The Archetypal Perspective (141-2)
In literary criticism, the word archetype signifies a recognizable pattern or model. It can be used to describe story designs, character types, or images that can be found in a wide variety of works of literature. It can also be applied to myths, dreams, and social rituals. The archetypal similarities between texts and behaviors are thought to reflect a set of universal, even primitive, ways of seeing the world. When we find them in literary works, they evoke strong responses from readers. Archetypal themes include the heroic journey and the search for a father figure. Archetypal images include the opposition of heaven and hell, the river as a sign of life and movement, and mountains or other high places as sources of enlightenment. Characters can be archetypal as well; some examples are the rebel-hero, the scapegoat, the villain, and the goddess.
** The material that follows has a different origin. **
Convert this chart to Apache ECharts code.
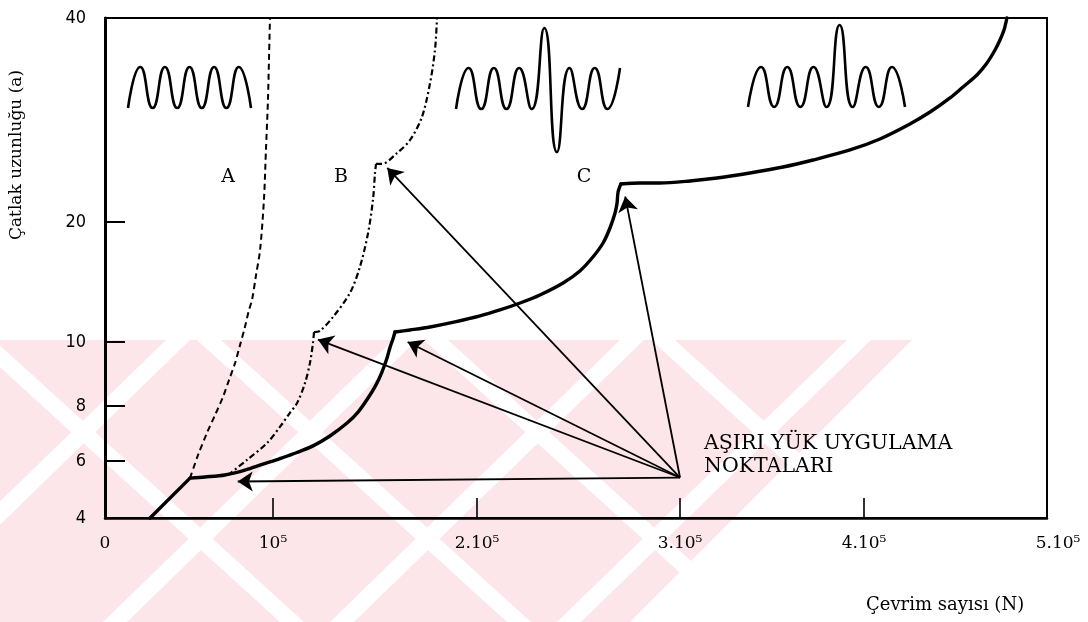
<!DOCTYPE html>
<html><head><meta charset="utf-8">
<script src="https://cdn.jsdelivr.net/npm/echarts@6/dist/echarts.min.js"></script>
<style>html,body{margin:0;padding:0;background:#fff}#c{width:1088px;height:622px}</style>
</head><body><div id="c"></div>
<script>
// ---------------- data ----------------
// x: number of cycles, in units of 10^5 ; y: crack length a
const xTickValues = [0, 1, 2, 3, 4, 5];
const xTickLabels = ['0', '10⁵', '2.10⁵', '3.10⁵', '4.10⁵', '5.10⁵'];
const yTickValues = [4, 6, 8, 10, 20, 40];
const yTickLabels = ['4', '6', '8', '10', '20', '40'];

// curve C (solid, two overloads)
const cCycles = [0.268,0.506,0.595,0.714,0.833,0.940,1.034,1.118,1.196,1.279,1.363,1.417,1.466,1.505,1.534,1.559,1.574,1.588,1.598,1.672,1.770,1.892,2.015,2.113,2.212,2.310,2.424,2.507,2.571,2.621,2.655,2.680,2.690,2.695,2.709,2.803,2.901,3.054,3.201,3.380,3.560,3.723,3.924,4.087,4.251,4.361,4.470,4.541,4.617,4.672,4.716,4.743,4.765,4.781];
const cLength = [4.0,5.40,5.44,5.51,5.68,5.89,6.09,6.31,6.55,6.91,7.38,7.78,8.25,8.66,9.06,9.50,9.84,10.25,10.83,11.0,11.25,11.67,12.17,12.67,13.25,13.92,14.92,15.92,17.08,18.25,19.5,20.88,21.86,22.94,23.73,23.82,23.82,24.02,24.31,24.80,25.39,26.08,27.06,28.14,29.61,30.78,32.16,33.24,34.41,35.59,36.86,37.84,38.82,40.0];
const cKinks = [1, 18, 34];        // indices where curve C has sharp corners
// curve A (dashed, constant amplitude)
const aCycles = [0.506,0.554,0.607,0.655,0.702,0.738,0.774,0.804,0.833,0.857,0.875,0.899,0.923,0.946,0.958,0.970,0.976,0.982];
const aLength = [5.40,6.22,7.02,7.67,8.28,8.81,9.34,9.91,11.25,12.67,13.5,15.58,17.67,22.16,27.06,31.96,35.88,40.0];
const aKinks = [];
// curve B (dash-dot)
const bCycles = [0.732,0.845,0.964,1.034,1.083,1.118,1.157,1.181,1.196,1.201,1.230,1.294,1.377,1.426,1.466,1.490,1.500,1.505,1.534,1.608,1.672,1.730,1.770,1.794,1.804];
const bLength = [5.50,6.04,6.65,7.24,7.75,8.09,8.72,9.34,9.97,10.83,10.92,12.08,14.08,16.25,19.08,22.16,24.80,25.69,25.69,26.76,28.04,30.29,33.63,36.86,40.0];
const bKinks = [9, 17];
// overload arrows: common origin and arrow tips
const arrowOrigin = [3.0, 5.42];
const arrowCycles = [0.79, 1.22, 1.66, 1.56, 2.73];
const arrowLength = [5.28, 10.2, 10.0, 25.3, 22.5];
// loading-history sketches (relative amplitude at each peak / trough)
const wave1 = [-1, 1, -1, 1, -1, 1, -1, 1, -1, 1, -1];
const wave2 = [-1, 1, -1, 1, -1, 1, -1, 2.95, -3.1, 1, -1, 1, -1, 1];
const wave3 = [-1, 1, -1, 1, -1, 1, -1, 3.1, -1, 1, -1, 1, -1];
const curveLabels = ['A', 'B', 'C'];
const noteText = ['AŞIRI YÜK UYGULAMA', 'NOKTALARI'];
const xTitle = 'Çevrim sayısı (N)';
const yTitle = 'Çatlak uzunluğu (a)';

// ---------------- scale of the hand-drawn axes ----------------
// distance of every tick from the axis origin in the original drawing (non-uniform)
const xStops = [0, 168, 372, 575, 759, 942];
const yStops = [0, 57, 112, 176, 296, 500];
function piece(v, vals, stops) {
  for (let i = 0; i < vals.length - 1; i++) {
    if (v <= vals[i + 1] || i === vals.length - 2) {
      const t = (v - vals[i]) / (vals[i + 1] - vals[i]);
      return stops[i] + t * (stops[i + 1] - stops[i]);
    }
  }
}
const sx = v => piece(v, xTickValues, xStops);
const sy = v => piece(v, yTickValues, yStops);
const pts = (xs, ys) => xs.map((x, i) => [sx(x), sy(ys[i])]);
function segments(xs, ys, kinks) {
  const p = pts(xs, ys), cuts = [0].concat(kinks, [p.length - 1]), out = [];
  for (let i = 0; i < cuts.length - 1; i++) out.push(p.slice(cuts[i], cuts[i + 1] + 1));
  return out;
}
function labelIndex(v, stops) {
  let best = 0;
  stops.forEach((s, i) => { if (Math.abs(s - v) < Math.abs(stops[best] - v)) best = i; });
  return best;
}

const SERIF = 'DejaVu Serif';
const chart = echarts.init(document.getElementById('c'), null, { renderer: 'canvas' });

const waveGrids = [
  { left: 128, top: 67, width: 123, height: 41 },
  { left: 456, top: 68, width: 164, height: 41 },
  { left: 748, top: 67, width: 157, height: 40 }
];
const waves = [wave1, wave2, wave3];

const grids = [{ left: 105, top: 18, width: 942, height: 500, show: true, borderColor: '#000', borderWidth: 2, backgroundColor: 'transparent' }]
  .concat(waveGrids);

const xAxes = [{
  type: 'value', gridIndex: 0, min: 0, max: 942,
  axisLine: { show: true, lineStyle: { color: '#000', width: 2.5 } },
  axisTick: { show: true, inside: true, length: 20, customValues: xStops.slice(1, 5), lineStyle: { color: '#000', width: 1.6 } },
  splitLine: { show: false },
  axisLabel: {
    customValues: xStops, margin: 17, color: '#000', fontFamily: SERIF, fontSize: 17,
    formatter: v => {
      const k = labelIndex(v, xStops);
      return k === xStops.length - 1 ? '{p|}' + xTickLabels[k] : xTickLabels[k];
    },
    rich: { p: { width: 22 } }
  }
}];
const yAxes = [{
  type: 'value', gridIndex: 0, min: 0, max: 500,
  axisLine: { show: true, lineStyle: { color: '#000', width: 3 } },
  axisTick: { show: true, inside: true, length: 20, customValues: yStops.slice(1, 5), lineStyle: { color: '#000', width: 2 } },
  splitLine: { show: false },
  axisLabel: {
    customValues: yStops, margin: 19, color: '#000',
    fontFamily: 'DejaVu Sans Condensed', fontSize: 18,
    formatter: v => yTickLabels[labelIndex(v, yStops)]
  }
}];
waves.forEach((w, k) => {
  xAxes.push({ type: 'value', gridIndex: k + 1, min: 0, max: w.length - 1, show: false });
  yAxes.push({ type: 'value', gridIndex: k + 1, min: -1, max: 1, show: false });
});

const series = [];
function addCurve(name, xs, ys, kinks, style, z) {
  segments(xs, ys, kinks).forEach(seg => series.push({
    type: 'line', name: name, xAxisIndex: 0, yAxisIndex: 0, data: seg, showSymbol: false, clip: false,
    smooth: 0.3, lineStyle: style, z: z }));
}
addCurve('C', cCycles, cLength, cKinks, { color: '#000', width: 3.4, join: 'round', cap: 'round' }, 5);
addCurve('A', aCycles, aLength, aKinks, { color: '#000', width: 2, type: [6, 4] }, 4);
addCurve('B', bCycles, bLength, bKinks, { color: '#000', width: 2.2, type: [6, 3, 2, 3] }, 4);
series.push({ type: 'lines', coordinateSystem: 'cartesian2d', xAxisIndex: 0, yAxisIndex: 0, z: 6,
  symbol: ['none', 'arrow'], symbolSize: 15,
  lineStyle: { color: '#000', width: 1.8, opacity: 1, curveness: 0 },
  data: arrowCycles.map((x, i) => ({ coords: [[sx(arrowOrigin[0]), sy(arrowOrigin[1])], [sx(x), sy(arrowLength[i])]] })) });
waves.forEach((w, k) => {
  series.push({ type: 'line', xAxisIndex: k + 1, yAxisIndex: k + 1, data: w.map((v, i) => [i, v]),
    smooth: 0.55, showSymbol: false, clip: false, lineStyle: { color: '#000', width: 2.6 } });
});

// pale watermark of the scanned page: pink field cut by thin white diagonal gaps
const graphics = [{ type: 'polygon', silent: true, z: -10,
  shape: { points: [[0, 340], [912, 340], [630, 622], [0, 622]] }, style: { fill: '#fce6ea' } }];
const gapW = 24;
[-30, 197, 424, 651].forEach(x0 => graphics.push({ type: 'polygon', silent: true, z: -9,
  shape: { points: [[x0, 340], [x0 + gapW, 340], [x0 + gapW + 310, 622], [x0 + 310, 622]] }, style: { fill: '#fff' } }));
[166, 393, 620, 847].forEach(x0 => graphics.push({ type: 'polygon', silent: true, z: -9,
  shape: { points: [[x0, 340], [x0 + gapW, 340], [x0 + gapW - 290, 622], [x0 - 290, 622]] }, style: { fill: '#fff' } }));

function txt(t, x, y, size, align, extra) {
  return Object.assign({ type: 'text', x: x, y: y, z: 10, silent: true,
    style: { text: t, fill: '#000', fontSize: size, fontFamily: SERIF, textAlign: align, align: align,
      textVerticalAlign: 'middle', verticalAlign: 'middle' } }, extra || {});
}
graphics.push(txt(curveLabels[0], 228, 177, 19, 'center'));
graphics.push(txt(curveLabels[1], 341, 177, 19, 'center'));
graphics.push(txt(curveLabels[2], 584, 177, 19, 'center'));
graphics.push(txt(noteText[0], 704, 444, 20.5, 'left'));
graphics.push(txt(noteText[1], 704, 467, 20.5, 'left'));
graphics.push(txt(xTitle, 866, 605, 18, 'left'));
graphics.push(txt(yTitle, 17, 155, 17, 'center', { rotation: Math.PI / 2 }));

chart.setOption({
  animation: false,
  backgroundColor: '#fff',
  grid: grids,
  xAxis: xAxes,
  yAxis: yAxes,
  series: series,
  graphic: graphics
});
</script></body></html>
Archetypal Perspective (145)
In criticism, archetype signifies narrative designs, character types, or images, which are said to be identifiable in a wide variety of works of literature, as well as in myths, dreams, and even ritualized modes of social behavior. The archetypal similarities within these diverse phenomena are held to reflect a set of universal, primitive, and elemental patterns, whose effective embodiment in a literary work evokes a profound response from the reader. The death-rebirth theme is often said to be the archetype of archetypes. Other archetypal themes are the journey underground, the heavenly ascent, the search for the father, the heaven/hell image, the Promethean rebel-hero, the scapegoat, the earth goddess, and the femme fatale.
Archetypal Criticism - Literary Theory Card (150).
1. Meaning cannot exist solely on the page of a work, nor can that work be treated as in independent entity.
2. Humankind has a "collective unconscious," a kind of universal psyche, which is manifested in dreams and myths and which harbors themes and images that are hard-wired in all of us.
3. These recurring myths, symbols, and character types appear and reappear in literary works.
1. Consider the genre of the work (e.g., comedy, romance, tragedy, irony) and how it affects the meaning.
2. Look for story patterns and symbolic associations, such as black hats, springtime settings, evil stepmothers, and so forth, from other texts you've read.
3. Consider your associations with these symbols as you construct meaning from the text.